A California court of appeals overturned Tuesday a trial court ruling that halted a legal challenge to Proposition B prior to the primary election, when the pension reform measure won overwhelming voter approval.
The legal challenge by the state Public Employee Relations Board (PERB) on behalf of the San Diego Municipal Employees Association (MEA), the city’s white-collar labor union, will now go forward despite the city’s objections.
The legal challenge relates to the MEA’s claim that the involvement of San Diego Mayor Jerry Sanders and Councilmen Carl DeMaio and Kevin Faulconer in the proposition constitute city support of the pension reform initiative, and thereby is subject to negotiations with city labor unions.
Because no negotiations ever took place, the MEA alleges an unfair practices charge against the city.
PERB, on behalf of MEA, initially requested the Superior Court remove Prop. B from the June ballot due to the pending legal challenge. The court denied PERB’s motion, and the state labor body prepared to undergo administrative proceedings between the MEA and the city.
The city then requested relief from that process, alleging that PERB’s request for adversarial relief against the city rendered it unable to act as a neutral arbiter between the two parties. The court upheld the city’s request.
Tuesday’s ruling by the state’s 4th District Court of Appeal found the trial court’s ruling was in error and issued a new ruling denying the city’s request.
The administrative process will now resume, and will be followed by a trial on the lawsuits pending against the measure.
DeMaio quickly issued a statement saying he anticipated the appellate court ruling and courts would ultimately rule on MEA’s legal complaint.
“Despite efforts to block pension reform by the government unions and their allies in the state bureaucracy, I am absolutely confident that Prop. B will withstand all legal challenges and San Diego taxpayers will get the pension reform they have so long waited for," his statement read.
The court ruled against the city’s request for injunctive relief on a number of fronts.

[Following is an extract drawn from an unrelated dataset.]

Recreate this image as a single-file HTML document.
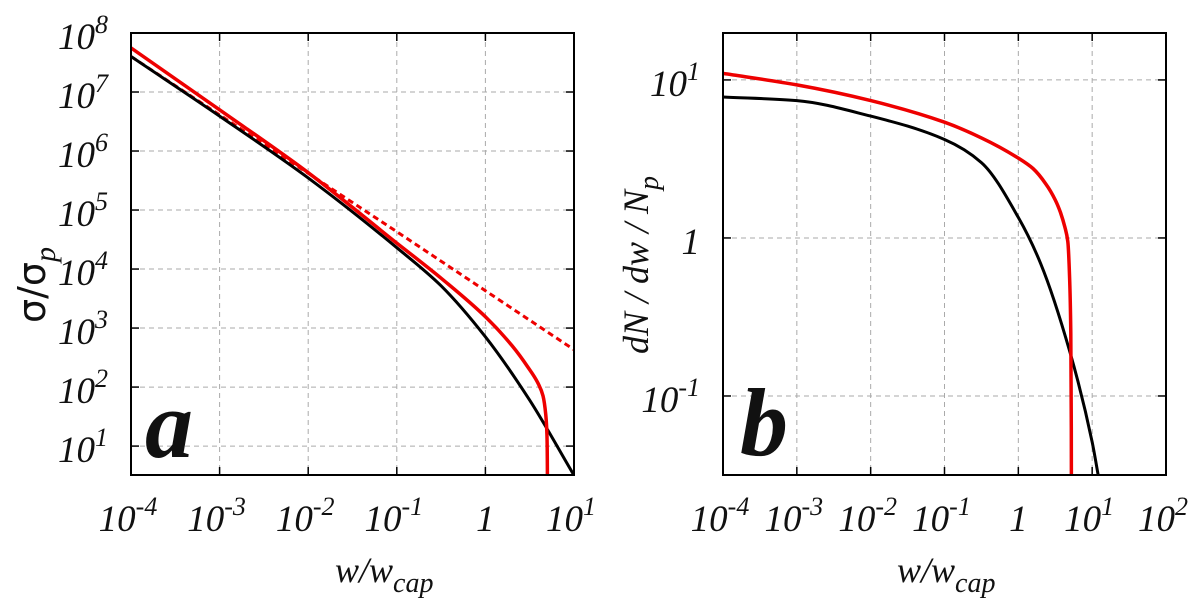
<!DOCTYPE html>
<html><head><meta charset="utf-8"><style>
html,body{margin:0;padding:0;background:#fff;width:1200px;height:605px;overflow:hidden}
svg{display:block}
text{font-family:"Liberation Serif",serif;font-style:italic;fill:#111}
</style></head><body>
<svg id="chart" width="1200" height="605" viewBox="0 0 1200 605">
<defs>
<clipPath id="clipA"><rect x="131" y="33" width="443" height="442"/></clipPath>
<clipPath id="clipB"><rect x="723" y="33" width="443" height="442"/></clipPath>
</defs>
<g id="panelA"></g>
<g id="panelB"></g>
<text x="145" y="457" font-size="96" font-weight="bold">a</text>
<text x="740" y="455" font-size="96" font-weight="bold">b</text>
<text x="335" y="582" font-size="36">w/w<tspan font-size="28" dy="10">cap</tspan></text>
<text x="897" y="582" font-size="36">w/w<tspan font-size="28" dy="10">cap</tspan></text>
<text transform="translate(45,285) rotate(-90)" text-anchor="middle" font-size="38" style="font-style:normal;font-family:'DejaVu Sans',sans-serif">σ/σ<tspan font-size="30" dy="10" style="font-family:'Liberation Serif',serif;font-style:italic">p</tspan></text>
<text transform="translate(648,265) rotate(-90)" text-anchor="middle" font-size="36">dN / dw / N<tspan font-size="28" dy="10">p</tspan></text>
</svg>
<script>
// Panel a data
const aRedX = [1e-4, 1e-3, 1e-2, 1e-1, 0.316, 1, 2, 3, 4, 4.47, 4.79, 4.95, 5.01, 5.04];
const aRed = [5.6e7, 5.0e6, 4.3e5, 2.75e4, 7.0e3, 1.55e3, 5.0e2, 2.2e2, 1.1e2, 71, 35, 16, 3.2, 0.1];
const aBlackX = [1e-4, 1e-3, 1e-2, 1e-1, 0.316, 1, 3.16, 10];
const aBlack = [4.0e7, 3.9e6, 3.5e5, 2.3e4, 5.2e3, 7.1e2, 60, 3.2];
const aDashX = [1e-4, 1e-3, 1e-2, 1e-1, 1, 10];
const aDash = [4.0e7, 4.1e6, 4.2e5, 4.3e4, 4.3e3, 4.3e2];
const aXTicks = ["10|-4","10|-3","10|-2","10|-1","1|","10|1"];
const aYTicks = ["10|1","10|2","10|3","10|4","10|5","10|6","10|7","10|8"];
// Panel b data
const bRedX = [1e-4, 1e-3, 1e-2, 1e-1, 0.316, 1, 1.58, 2.37, 3.16, 3.72, 4.27, 4.68, 4.95, 5.13, 5.22, 5.25];
const bRed = [11, 9.3, 7.4, 5.4, 4.3, 3.2, 2.75, 2.19, 1.74, 1.45, 1.17, 0.95, 0.56, 0.25, 0.063, 0.01];
const bBlackX = [1e-4, 1e-3, 1e-2, 1e-1, 0.316, 1, 2, 5, 10, 12.3];
const bBlack = [7.8, 7.4, 5.9, 4.2, 3.0, 1.35, 0.69, 0.19, 0.051, 0.03];
const bXTicks = ["10|-4","10|-3","10|-2","10|-1","1|","10|1","10|2"];
const bYTicks = ["10|-1","1|","10|1"];

const NS = "http://www.w3.org/2000/svg";
function el(tag, attrs, parent){const e=document.createElementNS(NS,tag);for(const k in attrs)e.setAttribute(k,attrs[k]);parent.appendChild(e);return e;}
function logScale(d0,d1,r0,r1){return v=>r0+(Math.log10(v)-d0)/(d1-d0)*(r1-r0);}

function tickLabel(g, s, x, y, anchor, name){
  const [base, sup] = s.split("|");
  const t = el("text",{x:x,y:y,"font-size":"37","text-anchor":anchor},g);
  
  
  t.appendChild(document.createTextNode(base));
  if(sup){const ts=el("tspan",{"font-size":"26",dy:"-16"},t);ts.textContent=sup;}
}
// monotone cubic (Fritsch-Carlson) through pixel points, x increasing
function monotone(p){
  const n=p.length, dx=[], m=[], t=[];
  for(let i=0;i<n-1;i++){dx.push(p[i+1][0]-p[i][0]);m.push((p[i+1][1]-p[i][1])/dx[i]);}
  t[0]=m[0];t[n-1]=m[n-2];
  for(let i=1;i<n-1;i++){t[i]=(m[i-1]*m[i]<=0)?0:(dx[i-1]+dx[i])*3/((2*dx[i]+dx[i-1])/m[i-1]+(dx[i]+2*dx[i-1])/m[i]);}
  let d="M"+p[0][0].toFixed(1)+","+p[0][1].toFixed(1);
  for(let i=0;i<n-1;i++){
    const h=dx[i]/3;
    d+="C"+(p[i][0]+h).toFixed(1)+","+(p[i][1]+t[i]*h).toFixed(1)+" "+(p[i+1][0]-h).toFixed(1)+","+(p[i+1][1]-t[i+1]*h).toFixed(1)+" "+p[i+1][0].toFixed(1)+","+p[i+1][1].toFixed(1);
  }
  return d;
}

function panel(g, cfg){
  const {x0,x1,y0,y1,xd,yd} = cfg;
  const sx = logScale(xd[0],xd[1],x0,x1), sy = logScale(yd[0],yd[1],y1,y0);
  cfg.xt.forEach((s,i)=>{const v=Math.pow(10,cfg.xStart+i);const x=sx(v);
    if(x>x0+1&&x<x1-1){const l=el("line",{x1:x,x2:x,y1:y0,y2:y1,stroke:"#aaa","stroke-width":1,"stroke-dasharray":"5,4"},g);
      
      }
    el("line",{x1:x,x2:x,y1:y1,y2:y1-8,stroke:"#000","stroke-width":1.5},g);
    el("line",{x1:x,x2:x,y1:y0,y2:y0+8,stroke:"#000","stroke-width":1.5},g);
    tickLabel(g,s,x+(s==="1|"?0:-3),531,"middle","x-tick-label");
  });
  cfg.yt.forEach((s,i)=>{const v=Math.pow(10,cfg.yStart+i);const y=sy(v);
    if(y>y0+1&&y<y1-1){const l=el("line",{x1:x0,x2:x1,y1:y,y2:y,stroke:"#aaa","stroke-width":1,"stroke-dasharray":"5,4"},g);
      
      }
    el("line",{x1:x0,x2:x0+8,y1:y,y2:y,stroke:"#000","stroke-width":1.5},g);
    el("line",{x1:x1,x2:x1-8,y1:y,y2:y,stroke:"#000","stroke-width":1.5},g);
    tickLabel(g,s,cfg.ylabX,y+16,"end","y-tick-label");
  });
  const series = el("g",{"clip-path":`url(#${cfg.clip})`},g);
  cfg.series.forEach(sr=>{
    const pts=sr.x.map((xv,i)=>[sx(xv),sy(sr.y[i])]);
    const d=sr.dash?("M"+pts.map(q=>q[0].toFixed(1)+","+q[1].toFixed(1)).join("L")):monotone(pts);
    const p=el("path",{d:d,fill:"none",stroke:sr.color,"stroke-width":sr.w,"stroke-dasharray":sr.dash||"none","stroke-linejoin":"round"},series);
    
    
  });
  const fr=el("rect",{x:x0,y:y0,width:x1-x0,height:y1-y0,fill:"none",stroke:"#000","stroke-width":2},g);
  
  
}

panel(document.getElementById("panelA"),{x0:131,x1:574,y0:33,y1:475,xd:[-4,1],yd:[0.51,8],
  xStart:-4,yStart:1,xt:aXTicks,yt:aYTicks,ylabX:108,clip:"clipA",
  series:[
    {x:aDashX,y:aDash,color:"#e00",w:3,dash:"6,4",name:"red-dashed-powerlaw"},
    {x:aBlackX,y:aBlack,color:"#000",w:3,name:"black-curve-a"},
    {x:aRedX,y:aRed,color:"#e00",w:3.5,name:"red-curve-a"}]});
panel(document.getElementById("panelB"),{x0:723,x1:1166,y0:33,y1:475,xd:[-4,2],yd:[-1.5,1.297],
  xStart:-4,yStart:-1,xt:bXTicks,yt:bYTicks,ylabX:700,clip:"clipB",
  series:[
    {x:bBlackX,y:bBlack,color:"#000",w:3,name:"black-curve-b"},
    {x:bRedX,y:bRed,color:"#e00",w:3.5,name:"red-curve-b"}]});
</script>
</body></html>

It emphasized PERB had the exclusive jurisdiction over the MEA’s claim that the city violated its obligation to meet and confer with its labor unions, countering the claim that the state body had sacrificed its neutrality by taking on the complaint.
“The fact PERB elects to seek temporary injunctive relief to preserve the status quo does not automatically compromise PERB’S neutrality when it hears the merits of the unfair practices charge,” the ruling reads. “Indeed, City’s argument — if credited — would effectively strip PERB of its statutorily enumerated power.”
The court also dismissed the city’s claims that being subject to the administrative process would delay the implementation of Prop. B, saying the city failed to demonstrate how the delay would be greater than through litigating the dispute alone.
“City’s argument … is not supported in logic or case law, and appears inconsistent with the statutory scheme,” the ruling reads. “We therefore reject this argument.”